L’ONG ’Conflict Armament Research’ (CAR) a publié un rapport sur les manières avec lesquelles le "califat" du groupe Etat islamique a pu se procurer ses armes.
Malgré la guerre contre la coalition internationale, l’Etat islamique (EI) arrivait toujours à acheter des armes dans le monde entier. Une étude publiée, mardi 8 décembre, par ’ONG Conflict Armament Research’ (CAR), a indiqué comment le "califat" a réussi à s’approvisionner en armes, rapporte Le Figaro.
Pour avoir des matériaux explosifs, électronique et drones sans attirer l’attention, l’EI s’est appuyé sur des individus et des sociétés familiales qui ont agi comme intermédiaires. Ces derniers ont opéré à proximité de ses frontières, notamment dans le sud de la Turquie. Dans son rapport, l’ONG, basée au Royaume-Uni, a souligné qu’elle n’est pas en mesure de prouver si ces intermédiaires ont agi en connaissance de cause. Toutefois, ils ont joué un rôle important dans la chaîne d’approvisionnement du groupe djihadiste. La preuve : une centaine de bidons de pâte d’aluminium, produite en Chine ont été découverts dans tout le "califat" entre 2015 et 2017.
Le CAR a donné des exemples édifiants sur ces achats d’armes. Un petit magasin de téléphone a acheté six tonnes de pâte d’aluminium. Un autre petit distributeur de produits agricoles turc a payé quelque 200 000 dollars (165 000 euros) pour récupérer 78 tonnes de propergol.

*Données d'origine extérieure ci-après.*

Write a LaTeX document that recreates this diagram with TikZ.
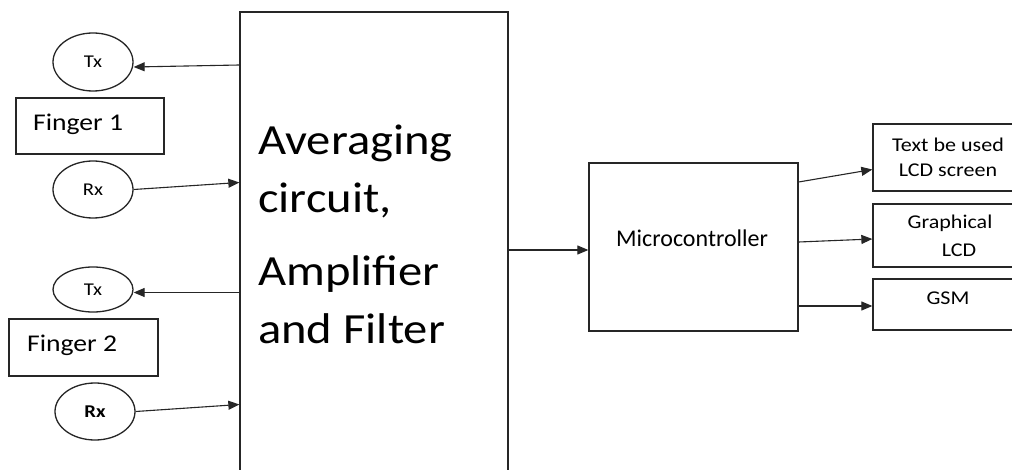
\documentclass[tikz,border=0pt]{standalone}
\usepackage{fontspec}
\setmainfont{Carlito}
\usepackage{graphicx}
\usetikzlibrary{shapes.geometric,arrows.meta,calc}
\newcommand{\myhs}[2]{\scalebox{#1}[1]{#2}}
\begin{document}
\begin{tikzpicture}[x=1pt,y=-1pt,
  line/.style={draw=black!85, line width=1.3pt},
  box/.style={line, rectangle, inner sep=0pt},
  ell/.style={line, ellipse, inner sep=0pt, minimum width=80pt, font=\fontsize{18}{18}\selectfont},
  arr/.style={draw=black!85, line width=1.1pt, -{Triangle[length=11pt,width=9pt]}},
  lbl/.style={inner sep=0pt, text=black},
  bigtxt/.style={lbl, anchor=base west, font=\fontsize{43}{43}\selectfont},
  smalltxt/.style={lbl, anchor=base, font=\fontsize{19.5}{19.5}\selectfont},
  midtxt/.style={lbl, anchor=base west, font=\fontsize{24}{24}\selectfont}]
\useasboundingbox[fill=white] (0,0) rectangle (1012,470);

% left side
\node[ell, minimum height=58pt] (tx1) at (93,62) {\myhs{1.15}{Tx}};
\node[box, minimum width=148pt, minimum height=56pt] (f1) at (90,126) {};
\node[midtxt] (f1t) at (33,131) {\myhs{1.15}{Finger 1}};
\node[ell, minimum height=57pt] (rx1) at (93,189.5) {\myhs{1.15}{Rx}};

\node[ell, minimum height=45pt] (tx2) at (93,289.5) {\myhs{1.15}{Tx}};
\node[box, minimum width=149pt, minimum height=57pt] (f2) at (83.5,347.5) {};
\node[midtxt] (f2t) at (27,352) {\myhs{1.15}{Finger 2}};
\node[ell, minimum height=57pt] (rx2) at (95,411.5) {\myhs{1.15}{\bfseries Rx}};

% big block
\node[box, minimum width=268pt, minimum height=466pt] (big) at (374,245) {};
\node[bigtxt] (b1) at (258,155) {\myhs{1.13}{Averaging}};
\node[bigtxt] (b2) at (258,213) {\myhs{1.13}{circuit,}};
\node[bigtxt] (b3) at (258,286) {\myhs{1.13}{Amplifier}};
\node[bigtxt] (b4) at (258,343) {\myhs{1.13}{and Filter}};

% microcontroller
\node[box, minimum width=209pt, minimum height=168pt] (micro) at (693.5,247) {};
\node[midtxt] (mt) at (616,247) {Microcontroller};

% outputs
\node[box, minimum width=143pt, minimum height=67pt] (tb) at (944.5,157.5) {};
\node[smalltxt] (tb1) at (948,152) {\myhs{1.13}{Text be used}};
\node[smalltxt] (tb2) at (948,177) {\myhs{1.13}{LCD screen}};
\node[box, minimum width=143pt, minimum height=63pt] (gl) at (944.5,235.5) {};
\node[smalltxt] (gl1) at (950,229) {\myhs{1.13}{Graphical}};
\node[smalltxt] (gl2) at (959,257) {\myhs{1.13}{LCD}};
\node[box, minimum width=143pt, minimum height=51pt] (gsm) at (944.5,304.5) {};
\node[smalltxt] (gsmt) at (948,305) {\myhs{1.13}{GSM}};

% connectors
\draw[arr] ($(big.west |- tx1.east)+(0,3)$) -- ($(tx1.east)+(0,5)$);
\draw[arr] (rx1.east) -- ($(big.west |- rx1.east)+(0,-7)$);
\draw[arr] ($(big.west |- tx2.east)+(0,3)$) -- ($(tx2.east)+(0,3)$);
\draw[arr] (rx2.east) -- ($(big.west |- rx2.east)+(0,-7)$);
\draw[arr] ($(big.east |- micro.west)+(0,3)$) -- ($(micro.west)+(0,3)$);
\draw[arr] ($(micro.east)+(0,-65)$) -- ($(tb.west)+(0,12)$);
\draw[arr] ($(micro.east)+(0,-5)$) -- ($(gl.west)+(0,3.5)$);
\draw[arr] ($(micro.east |- gsm.west)+(0,1.5)$) -- ($(gsm.west)+(0,1.5)$);
\end{tikzpicture}
\end{document}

Dans ce rapport, l’ONG met au jour l’acquisition de fertilisants à base de nitrate et de pâte d’aluminium, utilisés pour produire des explosifs, ainsi que du propergol (produit de propulsion des fusées) et des drones. L’EI aurait même tenté de produire un système antiaérien automatisé, mais rien ne prouve qu’il y soit parvenu. Par ailleurs, 28 drones quadricoptères ont été également modifiés pour être armés. Le groupe islamique s’est également doté d’un système de traçage optique, possible élément d’un futur système antiaérien automatisé.
Le CAR a identifié plus de 50 sociétés, dans plus de 20 pays, qui ont produit ou distribué des biens utilisés par les forces d’EI. Cette information a été révélée dans son rapport expliquant aussi le système. Ce dernier est basé sur la gestion de sociétés enregistrées légalement, une logistique efficace au sein même du califat, des sites internet écrans, des communications sécurisées, des virements bancaires et paiements en ligne. Le document a par ailleurs révélé que les forces d’EI ont utilisé des individus et des sociétés basées au Danemark, en Espagne, en Syrie, en Turquie et au Royaume-Uni, selon les résultats des enquêtes précédentes.
Ce système, efficace et en même temps fragile, a prospéré. Toutefois, certains fournisseurs, suspicieux, ont mis un terme au contrat si d’autres n’ont rien remarqué ou ont fermé les yeux, note Le Figaro. L’ONG a néanmoins signifié l’importance de détecter des signaux suspects comme autant de "drapeaux rouges". Si aucun d’entre eux ne démontrait en soi une activité illicite, il serait nécessaire de détecter un ensemble de faisceaux. Ces données auraient suffi à alerter entreprises et autorités de contrôle du risque que les commanditaires agissent "hors de leur domaine habituel d’activité".
Depuis la fin du califat en mars 2019, le groupe d’Etat islamique maintient une insurrection dite de "faible intensité mais constante", par ailleurs, son réseau d’approvisionnement actuel est obscur. "Une activité peu consommatrice de ressource", a décrit Sam Heller, analyste indépendant sur la Syrie et conseiller auprès de l’organisation Crisis Group. Il a observé une vidéo du groupe djihadiste qui exhibait les équipements de ses combattants, en novembre 2019. "Tout cela semble bon marché et relativement facile à obtenir", a-t-il expliqué à l’Agence France Presse en disant que c’est la clé de la pérennité de ce type d’insurrection.
Un expert en armement reconnu, qui se fait appeler Calibre Obscura sur Twitter, a, de son côté, estimé qu’aujourd’hui, l’EI achète peu d’équipements à l’étranger, sauf des matériels sophistiqués. Selon ses dires, le groupe islamique se tourne vers de possibles trésors de guerre restants, mais également vers le marché noir, les innombrables milices et groupes armés et les forces étatiques si aisément corruptibles. "Car l’argent, lui, n’arrête pas de tourner. Et l’expérience n’aura pas été perdue", a-t-il affirmé à l’AFP.